It was 40 years ago this month the Vikings lost to the Steelers in Super Bowl IX, and while that memory brings no joy to Doug Kingsriter he does recall with fondness an incident involving two of his Minnesota teammates and legendary broadcaster Howard Cosell.
The 1975 Super Bowl was played in New Orleans and the NFL assigned the Steelers to a posh hotel for their stay in the Crescent City. The Vikings, according to Kingsriter, were sent to a motel located adjacent to the New Orleans airport because they had alienated league authorities at the Super Bowl the year before, criticizing the Houston practice field locker room which had no lockers, nails in the wall for hanging clothes and birds flying around in the showers. Kingsriter said the New Orleans motel was “near the end of runway No. 9,” and in the days leading up to the big game the Vikings found themselves listening to one airplane after another taking off and landing.
To pass the time during Super Bowl week—and perhaps to ignore the roar of jet engines—Kingsriter and other Vikings organized a team cribbage tournament. On the Friday afternoon before Sunday’s game he and a couple of teammates were in one of the motel rooms playing cribbage. At the same time Cosell was interviewing Fran Tarkenton in the motel’s open air courtyard for a segment that was to be seen the next night on ABC TV.
Cosell died in 1995 but he is well remembered by those who knew him and millions who watched him on ABC programming including “Monday Night Football” and “Wide World of Sports.” Cosell was known for “tell it like it is” sports reporting and bragged about his accomplishments. He certainly was among TV’s biggest personalities in the 1970s and 1980s even though his arrogance alienated viewers across the country.
“There have always been mixed emotions about Howard Cosell,” the comedian Buddy Hackett once said. “Some people hate him like poison and other people just hate him regular.”
A former lawyer and highly intelligent, Cosell was also admired by many for his willingness to ask probing questions and deliver information to viewers that went beyond much of the drivel from other TV sports journalists. Presumably on that Friday afternoon about 40 years ago, Cosell conducted an interview of substance with Tarkenton, the Vikings Hall of Fame quarterback.
Problem is, we will never know. The interview never aired because Cosell was so upset with the shenanigans of Vikings linebacker Wally Hilgenberg and All-Pro defensive tackle Alan Page.
How did it all come about? Kingsriter, a tight end with the Vikings from 1973-1975, thinks the incident was pretty much spontaneous and probably the creation of the fun-loving Hilgenberg who likely decided enlisting someone of Page’s stature to play a prank on Cosell was a good idea.
“(While playing cribbage) we kept hearing this snickering outside and pitter-pattering running by the door,” Kingsriter remembered. “I went out to see what was going on. I saw Hilgenberg and Page. They both had waste baskets—full of water.

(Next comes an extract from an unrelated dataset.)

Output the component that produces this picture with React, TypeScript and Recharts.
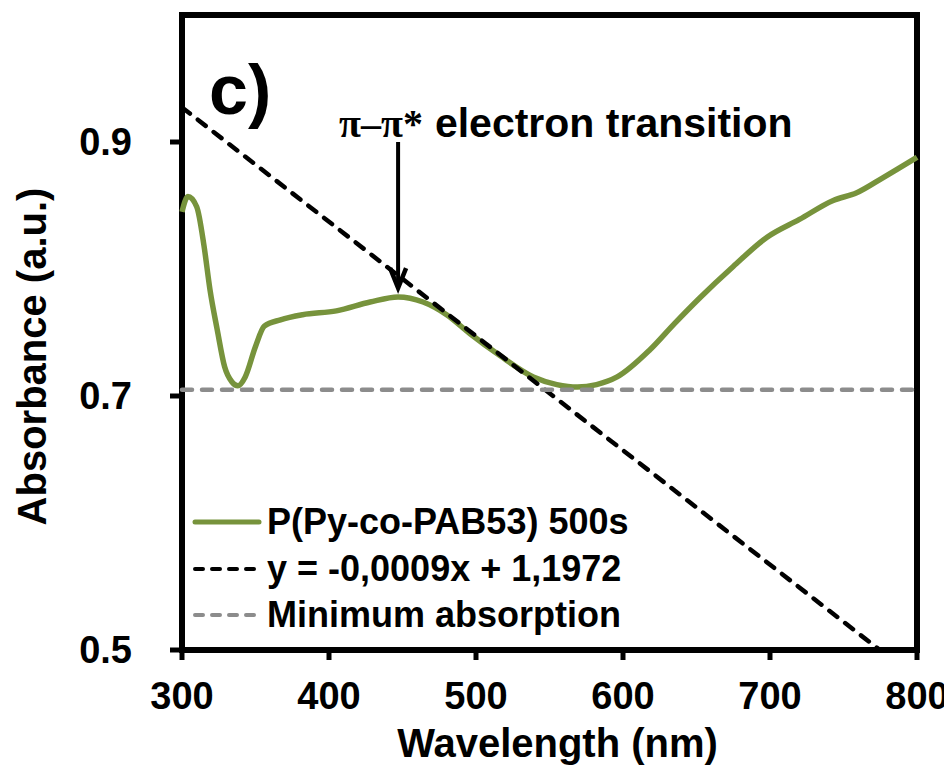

“They were looking down (from the second floor walkway to the open court yard) and they were pretty much over Cosell who had his back to them. He was interviewing Fran.
“Hilgenberg and Page were counting silently were their mouths, ‘1, 2,’ and kind of swaying the buckets in rhythms. I looked at Fran and he saw it (the water) coming, and he didn’t flinch. You know Fran had great peripheral vision. He just sat there.
“They hit Cosell square. When I say square they knocked his toupee off, not totally off but it was off to the side. He quick grabbed it and put it back on before he turned around. They got him in the back, in the head, and really soaked him.
“Well, Hilgenberg ran away. Page stayed there. He hung over the railing looking down with a huge Cheshire cat grin, just looking down at Cosell. Then Cosell turned around and he points his finger up at Alan. He said, ‘I am gonna get you for this, Page.’ ”
Cosell was angry and in the months ahead maybe he forgave Page for the prank but he certainly didn’t forget. The next season, on October 27, 1975, Cosell and ABC were televising the Vikings-Bears game as part of the Monday Night Football series. Page didn’t play in the game and Cosell knew why.
Multiple times during the broadcast Cosell reported Page was sidelined because of hemorrhoids. “This was true but he wanted to make sure that everybody in the world knew that Alan had hemorrhoids,” Kingsriter said.
Kingsriter believes ABC should have aired the interview including when the water hit Cosell. The film could have been edited to show Cosell getting soaked but not losing his toupee. The man with the hall of fame ego had an opportunity to poke fun at himself. “He missed what I thought was a great opportunity to help his image,” Kingsriter said.
As for the Super Bowl game, it was the Vikings’ image that took a hit on January 12, 1975. The Steelers held the Vikings to 119 yards of total offense in a 16-6 win. It was the Vikings’ second consecutive Super Bowl loss, having lost the year before to the Dolphins, 24-7.
But when it came to Howard Cosell, neither the Steelers nor the Dolphins had anything on the Vikings thanks to the chutzpah of Hilgenberg and Page.